Is there a quick fixtoreduce operational energy consumption?
Factors that could reduce operational energy consumption would include improvements to air tightness, insulation, timber cladding, predictive building automation providers, the glazing performance of windows and doors, more efficient heating systems, the use of advanced metering technology using smart controls and energy efficient lighting. For landlords, more sustainable buildings have increased rental value and shorter void periods. The additional costs involved in making improvements are likely to be recouped long term through associated increases in rental and capital value. For tenants, financial savings should be made from reduced operational costs.

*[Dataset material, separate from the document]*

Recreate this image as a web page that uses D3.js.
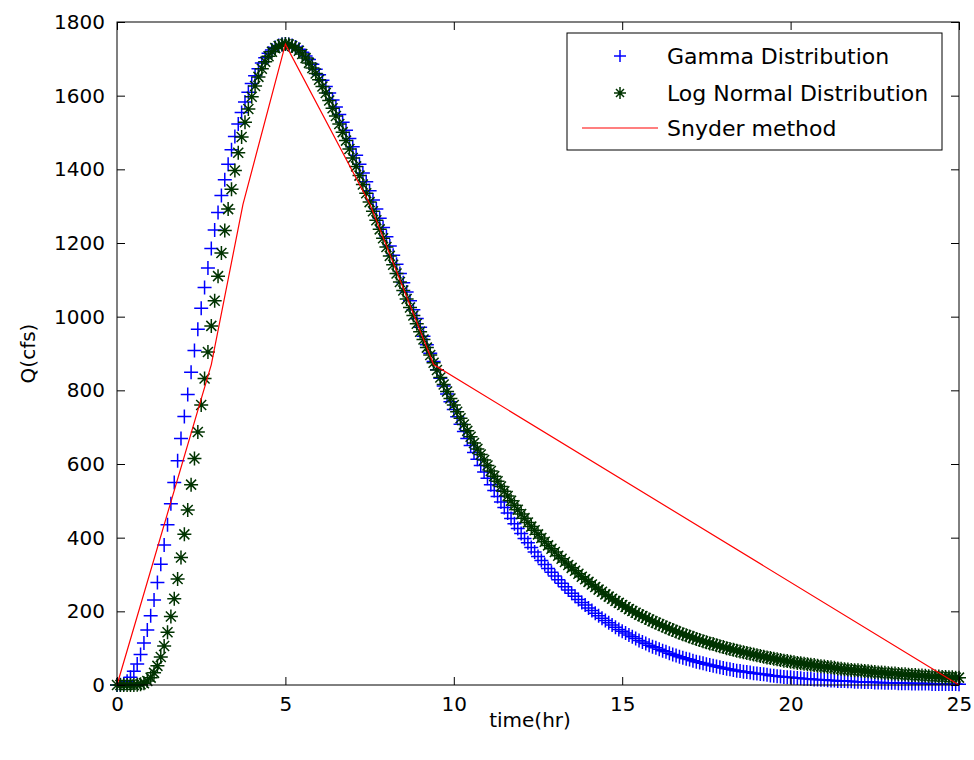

The Government has also released its Heat and Buildings Strategy (HBS) in late 2021 to help reach net zero by 2050. Heating an estimated 30 million buildings mainly with natural gas produces high carbon emissions. To remove fossil fuel heating from them all by 2050, the HBS sets a minimum target of 600,000 heat-pump installations each year from 2028, increasing to 1.7 million annually from 2035. It is recommended that gas boiler sales should end by 2030-33 for commercial properties. Under current proposals, new gas boilers or replacements may be banned in existing properties as of 2035. The target is that all heating methods used in buildings should be low carbon by 2050.
Given the importance for a net-zero solution for landlords, tenants and the planet, these initiatives are encouraging, however replacement of gas boilers and the implementation of energy efficiency improvements to buildings within these timelines will be expensive.